* [Task details]: Extract word for word the lines of the listing from its start to the line holding "const traceOffsets = [191.6, 112.5, 17.2];", both ends kept; pictures are not part of the copy.
>>
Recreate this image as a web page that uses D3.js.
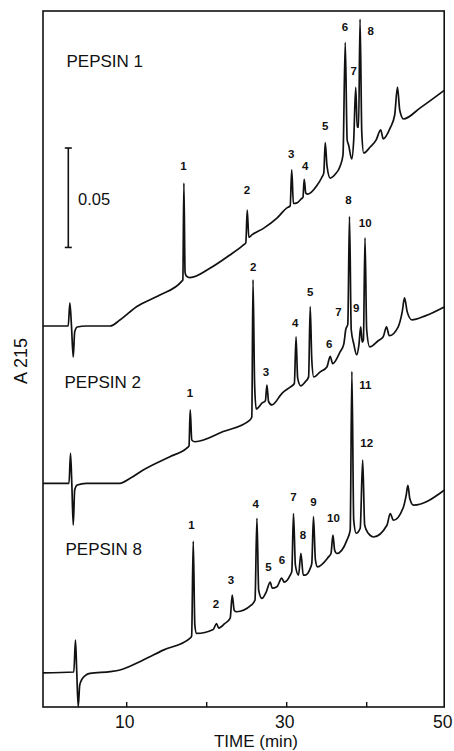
<!DOCTYPE html>
<html>
<head>
<meta charset="utf-8">
<script src="https://cdn.jsdelivr.net/npm/d3@7"></script>
<style>
  html, body { margin: 0; padding: 0; background: #fff; }
  svg { display: block; }
  text { font-family: "Liberation Sans", Arial, Helvetica, sans-serif; fill: #111; }
</style>
</head>
<body>
<div id="chart"></div>
<script>
// ---------------- DATA (time in min, absorbance in mAU above each trace's start) -------------
const traceNames = ["PEPSIN 1", "PEPSIN 2", "PEPSIN 8"];
const traceOffsets = [191.6, 112.5, 17.2]; // mAU, vertical offset of each trace

const pepsin1 = [
  [-0.4, 0], [2.75, 0], [2.96, 11.6], [3.16, 0], [3.38, -15.6], [3.56, -3.0], [3.88, -0.5], [5.0, 0],
  [8.0, 0], [9.21, 3.0], [11.29, 9.7], [14.21, 15.6], [16.9, 22.3], [17.08, 23.2], [17.21, 71.9],
  [17.36, 27.0], [17.5, 25.2], [17.96, 24.3], [20.46, 29.0], [22.96, 35.7], [24.63, 40.7], [24.95, 41.8],
  [25.13, 58.3], [25.33, 44.5], [25.71, 45.8], [27.16, 49.1], [28.84, 54.2], [30.09, 59.4], [30.5, 60.4],
  [30.69, 78.5], [30.9, 61.6], [31.34, 61.9], [31.88, 63.9], [32.1, 64.8], [32.25, 73.7], [32.45, 66.8],
  [32.7, 66.3], [33.84, 70.6], [34.46, 74.8], [34.7, 77.0], [34.88, 92.2], [35.1, 80.5], [35.5, 74.4],
  [36.13, 76.3], [36.75, 80.5], [37.1, 86.0], [37.38, 142.6], [37.62, 93.6], [37.8, 91.0], [38.19, 84.0],
  [38.44, 93.6], [38.69, 120.0], [38.88, 100.1], [39.05, 100.0], [39.23, 154.3], [39.45, 97.0],
  [39.69, 87.0], [40.5, 90.0], [41.25, 93.6], [41.81, 98.6], [42.13, 94.1], [43.0, 99.6], [43.56, 106.1],
  [43.91, 120.1], [44.19, 108.6], [44.66, 104.1], [46.75, 109.7], [49.75, 118.5]
];

const pepsin2 = [
  [-0.4, 0], [2.85, 0], [3.04, 15.1], [3.2, 0], [3.38, -21.0], [3.56, -3.4], [3.88, -0.9], [5.0, 0],
  [9.21, 0], [10.5, 2.5], [12.13, 6.7], [15.46, 13.4], [17.54, 17.6], [17.85, 18.8], [18.0, 36.9],
  [18.2, 21.8], [18.59, 20.9], [22.13, 26.0], [25.46, 31.8], [25.7, 33.3], [25.85, 102.3], [26.05, 50.0],
  [26.25, 37.4], [27.0, 40.4], [27.4, 41.5], [27.59, 49.4], [27.8, 41.0], [28.21, 39.4], [29.5, 45.4],
  [30.5, 48.4], [31.02, 50.2], [31.23, 73.7], [31.43, 53.0], [31.81, 49.0], [32.38, 51.0], [32.8, 53.5],
  [33.0, 88.8], [33.2, 62.0], [33.44, 53.5], [34.25, 56.0], [35.09, 58.5], [35.5, 63.8], [35.81, 60.2],
  [36.75, 66.2], [37.2, 70.0], [37.44, 77.2], [37.7, 80.0], [37.91, 134.2], [38.13, 77.2], [38.45, 70.0],
  [38.81, 64.6], [39.1, 70.0], [39.31, 78.7], [39.5, 71.0], [39.65, 72.0], [39.85, 123.4], [40.06, 77.2],
  [40.44, 68.6], [41.5, 71.7], [42.13, 73.7], [42.54, 78.7], [42.88, 74.2], [44.0, 78.7], [44.5, 86.2],
  [44.79, 93.2], [45.13, 86.2], [45.71, 82.2], [47.38, 84.2], [49.75, 88.7]
];

const pepsin8 = [
  [-0.4, 0], [3.45, 0.4], [3.66, 16.4], [3.82, 0.4], [4.0, -17.0], [4.19, -6.2], [4.41, -3.7], [4.88, -1.4],
  [5.46, -0.3], [8.0, 0.6], [9.21, 1.4], [12.13, 6.4], [14.63, 11.4], [17.96, 17.3], [18.18, 18.5],
  [18.38, 66.2], [18.58, 24.0], [18.79, 19.8], [20.88, 21.8], [21.29, 24.8], [21.56, 22.5], [22.34, 24.8],
  [23.0, 27.5], [23.25, 39.1], [23.5, 31.5], [23.79, 30.7], [25.66, 34.1], [26.1, 36.6], [26.34, 77.7],
  [26.56, 41.5], [26.96, 37.4], [27.5, 40.6], [28.0, 45.6], [28.25, 42.6], [28.84, 43.3], [29.44, 47.6],
  [29.75, 45.6], [30.5, 49.1], [30.7, 51.0], [30.91, 80.1], [31.15, 54.1], [31.54, 49.1], [31.84, 60.1],
  [32.13, 49.1], [32.38, 49.1], [33.0, 52.5], [33.2, 55.0], [33.41, 78.5], [33.65, 56.8], [33.91, 53.3],
  [35.29, 58.3], [35.6, 60.0], [35.84, 69.2], [36.06, 61.6], [36.34, 60.0], [37.59, 66.7], [38.0, 71.8],
  [38.21, 151.5], [38.44, 76.8], [38.75, 70.2], [39.25, 72.7], [39.56, 106.9], [39.81, 74.2], [40.29, 70.0],
  [40.91, 68.3], [42.59, 74.2], [43.0, 80.0], [43.41, 76.7], [44.66, 83.4], [45.0, 89.3], [45.21, 94.3],
  [45.44, 87.8], [45.91, 84.3], [49.75, 91.8]
];

// peak number labels: [text, time, mAU above trace start]
const labels1 = [["1",17.16,80.6],["2",25.09,68.4],["3",30.63,86.4],["4",32.38,80.7],["5",34.88,100.6],
  ["6",37.34,150.6],["7",38.44,128.5],["8",40.56,148.6]];
const labels2 = [["1",17.96,45.3],["2",25.88,109.0],["3",27.46,56.1],["4",31.13,80.8],["5",33.0,96.2],
  ["6",35.38,69.9],["7",36.54,86.3],["8",37.79,142.5],["9",38.75,88.0],["10",39.88,131.1]];
const labels3 = [["1",18.16,74.3],["2",21.21,34.6],["3",23.09,46.6],["4",26.19,85.1],["5",27.79,53.3],
  ["6",29.46,57.0],["7",30.91,88.5],["8",32.09,69.3],["9",33.41,86.0],["10",35.91,77.7],
  ["11",39.88,144.7],["12",40.06,115.5]];

const tickValues = [10, 20, 30, 40, 50];
const tickLabels = ["10", "", "30", "", "50"];
const scaleBarValue = 50;      // mAU  (0.05 AU)
const scaleBarLabel = "0.05";
const yAxisLabel = "A 215";
const xAxisLabel = "TIME (min)";

// ---------------- DRAWING -------------
const W = 454, H = 751;
const svg = d3.select("#chart").append("svg").attr("width", W).attr("height", H);

const x = d3.scaleLinear().domain([-0.4, 49.75]).range([43, 444.2]);
const y = d3.scaleLinear().domain([0, 350]).range([707, 11]);

// frame
svg.append("rect")
  .attr("x", x.range()[0]).attr("y", y.range()[1])
  .attr("width", x.range()[1] - x.range()[0]).attr("height", y.range()[0] - y.range()[1])
  .attr("fill", "none").attr("stroke", "#111").attr("stroke-width", 1.6);

// bottom axis (inward ticks)
const xAxis = d3.axisBottom(x).tickValues(tickValues)
  .tickFormat((d, i) => tickLabels[i]).tickSizeInner(-5).tickSizeOuter(0).tickPadding(9);
const gx = svg.append("g").attr("transform", `translate(0,${y.range()[0]})`).call(xAxis);
gx.select(".domain").remove();
gx.selectAll(".tick line").attr("stroke", "#111").attr("stroke-width", 1.4)
  .attr("display", d => d === 50 ? "none" : null);
gx.selectAll(".tick text").attr("font-size", 17.5).attr("dx", d => d === 50 ? -4 : -2)
  .style("font-family", '"Liberation Sans", Arial, sans-serif').attr("fill", "#111");

svg.append("text").attr("x", 256).attr("y", 746.5).attr("text-anchor", "middle")
  .attr("font-size", 17).text(xAxisLabel);

svg.append("text").attr("transform", "translate(26.5,361) rotate(-90)")
  .attr("text-anchor", "middle").attr("font-size", 18).text(yAxisLabel);

// scale bar
const sbBottom = 231.1, sbX = 68.3;
const sb = svg.append("g").attr("stroke", "#111").attr("stroke-width", 1.6);
sb.append("line").attr("x1", sbX).attr("x2", sbX).attr("y1", y(sbBottom)).attr("y2", y(sbBottom + scaleBarValue));
sb.append("line").attr("x1", sbX - 3.5).attr("x2", sbX + 3.5).attr("y1", y(sbBottom)).attr("y2", y(sbBottom));
sb.append("line").attr("x1", sbX - 3.5).attr("x2", sbX + 3.5).attr("y1", y(sbBottom + scaleBarValue)).attr("y2", y(sbBottom + scaleBarValue));
svg.append("text").attr("x", 78).attr("y", 205).attr("font-size", 16.5).text(scaleBarLabel);

// traces
const traces = [pepsin1, pepsin2, pepsin8];
const labelSets = [labels1, labels2, labels3];
const namePos = [[66.5, 66.7], [64.5, 388.3], [65.5, 555]];

traces.forEach((tr, i) => {
  const off = traceOffsets[i];
  const line = d3.line().x(d => x(d[0])).y(d => y(d[1] + off)).curve(d3.curveMonotoneX);
  svg.append("path").datum(tr).attr("d", line)
    .attr("fill", "none").attr("stroke", "#111").attr("stroke-width", 1.7)
    .attr("stroke-linejoin", "round");

  svg.append("g").selectAll("text").data(labelSets[i]).join("text")
    .attr("x", d => x(d[1])).attr("y", d => y(d[2] + off))
    .attr("dy", "0.36em").attr("text-anchor", "middle")
    .attr("font-size", 11.5).attr("font-weight", "bold").text(d => d[0]);

  svg.append("text").attr("x", namePos[i][0]).attr("y", namePos[i][1])
    .attr("font-size", 17).text(traceNames[i]);
});
</script>
</body>
</html>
<<
* [Output below]:
Recreate this image as a web page that uses D3.js.
<!DOCTYPE html>
<html>
<head>
<meta charset="utf-8">
<script src="https://cdn.jsdelivr.net/npm/d3@7"></script>
<style>
  html, body { margin: 0; padding: 0; background: #fff; }
  svg { display: block; }
  text { font-family: "Liberation Sans", Arial, Helvetica, sans-serif; fill: #111; }
</style>
</head>
<body>
<div id="chart"></div>
<script>
// ---------------- DATA (time in min, absorbance in mAU above each trace's start) -------------
const traceNames = ["PEPSIN 1", "PEPSIN 2", "PEPSIN 8"];
const traceOffsets = [191.6, 112.5, 17.2]; // mAU, vertical offset of each trace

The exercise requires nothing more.